Early session in Burketown, as with yesterday sufficiently dry as to barely sweat (certainly didn't expect this on my visit to the Gulf Country), and again windy. Started through the back of the town, diverting a bit because of wandering dogs (an occasional issue in outback towns - it often gets associated with Aboriginal communities but from my experience applies as much in white-majority ones; Burketown's a fairly even split). An out and back on the road north of town to make up the distance. Fairly typical of Monday sessions after longish Sundays, taking a while to get going, improving a bit in the second half but never great.
A brief stop to look at an information sign revealed that Burketown, like Normanton, lays claim to being the setting of 'A Town Like Alice' - I haven't read it so can't provide further comment. (Alexis Wright's 'Carpentaria', which I have read, is definitely set in Burketown and surrounds).
After a coffee at the Morning Glory (a very unsurprising name for anyone who knows the local meteorological phenomena), I hit the road. The first 270km was spent retracing my steps from yesterday, which at least provided experimental evidence of how much higher my fuel consumption is with a 40 km/h headwind than a 40 km/h tailwind (about 20%, which is more than I would have expected).
Cloncurry (and Mount Isa) were not in my plans for the trip but became so because the Gregory Downs-Camooweal road is still closed (adding about 400km to the trip). Many of you will know that I have some history with Cloncurry (including a verbal stoush on national TV with the aggrieved mayor) after debunking their claim to Australia's record high temperature. This didn't deter me from entering town (if nothing else I needed fuel), although I did not enter any of the pubs to see if my picture is on any dartboards therein. (Maybe they don't care as much about it as they once did, because the sign at the town entrance laying claim to the record which was there in 2009 isn't there now).

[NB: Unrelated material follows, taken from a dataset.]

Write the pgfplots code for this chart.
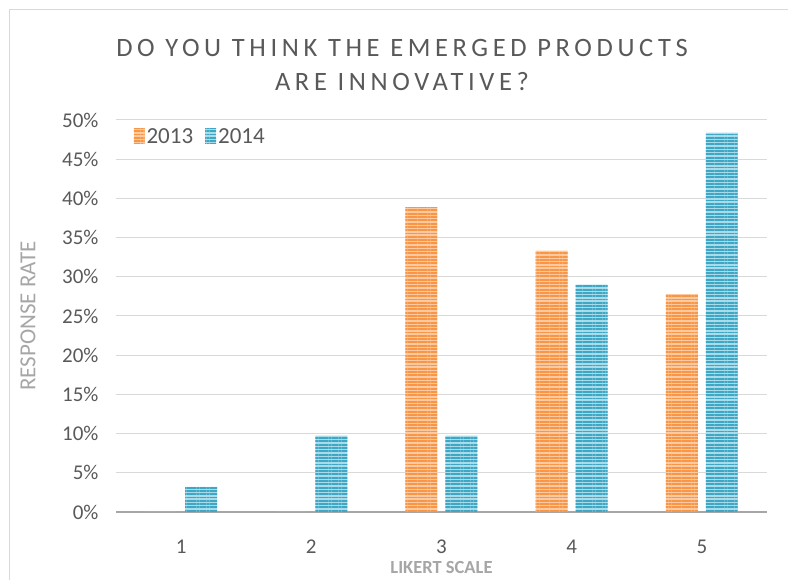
\documentclass[border=0pt]{standalone}
\usepackage{pgfplots}
\pgfplotsset{compat=1.18}
\usepackage{fontspec}
\setmainfont{Carlito}
\newfontfamily\titlefont[LetterSpace=17.5]{Carlito}
\usetikzlibrary{patterns.meta}
\definecolor{orA}{HTML}{F79646}
\definecolor{orB}{HTML}{FCC9A0}
\definecolor{blA}{HTML}{3FA7C4}
\definecolor{blB}{HTML}{A8DCEA}
\definecolor{txt}{HTML}{595959}
\definecolor{lab}{HTML}{A6A6A6}
\definecolor{grd}{HTML}{D9D9D9}
\begin{document}
\begin{tikzpicture}
\useasboundingbox (0,0) rectangle (788pt,580pt);
\draw[color=grd,line width=1pt] (9pt,-5pt) rectangle (800pt,570pt);
\node[font=\titlefont\fontsize{26.5}{34}\selectfont,text=txt,align=center] at (402pt,515pt) {DO YOU THINK THE EMERGED PRODUCTS\\ARE INNOVATIVE?};
\begin{axis}[
  at={(116pt,68pt)}, anchor=south west,
  scale only axis, width=651pt, height=392pt,
  xmin=0.5, xmax=5.5, ymin=0, ymax=50,
  xtick={1,2,3,4,5}, ytick={0,5,...,50},
  yticklabel={\pgfmathprintnumber{\tick}\%},
  /pgf/number format/assume math mode=true,
  tick label style={font=\fontsize{21}{24}\selectfont, text=txt},
  xticklabel style={yshift=-24pt},
  yticklabel style={xshift=-14pt},
  major tick length=0pt,
  axis lines*=left,
  y axis line style={draw=none},
  x axis line style={draw=lab, line width=2pt, -},
  ymajorgrids, grid style={draw=grd, line width=1pt},
  ybar, bar width=32pt,
  xlabel={\bfseries LIKERT SCALE}, ylabel={RESPONSE RATE},
  xlabel style={font=\fontsize{18.5}{22}\selectfont, text=lab, at={(axis description cs:0.5,0)}, anchor=center, yshift=-56pt},
  ylabel style={font=\fontsize{23}{26}\selectfont, text=lab, at={(axis description cs:0,0.5)}, anchor=center, yshift=88pt},
  legend style={at={(0.022,0.99)}, anchor=north west, draw=none, fill=none,
    font=\fontsize{23}{26}\selectfont, text=txt, legend columns=2,
    /tikz/every even column/.append style={column sep=10pt}},
  legend image code/.code={\draw[#1,draw=none] (-2pt,-7pt) rectangle (9pt,8pt);},
]
\addplot[bar shift=-20pt, draw=none, fill=orB, postaction={pattern={Lines[angle=0,distance=3.3pt,line width=1.9pt]}, pattern color=orA}]
  coordinates {(1,0) (2,0) (3,38.9) (4,33.3) (5,27.8)};
\addplot[bar shift=20pt, draw=none, fill=blB, postaction={pattern={Lines[angle=0,distance=3.3pt,line width=1.9pt]}, pattern color=blA}]
  coordinates {(1,3.2) (2,9.7) (3,9.7) (4,29.0) (5,48.4)};
\legend{2013,2014}
\end{axis}
\end{tikzpicture}
\end{document}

Cloncurry to Mount Isa is a scenic 120km through the hills (a marked contrast with what came before), although I'm not sure it quite qualifies as "one of Australia's most stunning drives" as claimed by a sign at the halfway rest area. On Anna's recommendation I had a look at the abandoned mining town of Mary Kathleen although the creek crossings were too rugged to get into the former mine site itself.
Quirks that I noticed: both the Burke Development Road and the Wills Development Road go into the Gulf, but it's the Wills, not the Burke, that goes to Burketown (the Burke goes to Normanton). In fact Burke and Wills didn't go particularly close to present-day Burketown (their final camp before hitting the mangroves was about 40km southwest of Normanton), not that there's anything new about
things being named after Burke and Wills in places they didn't go anywhere near.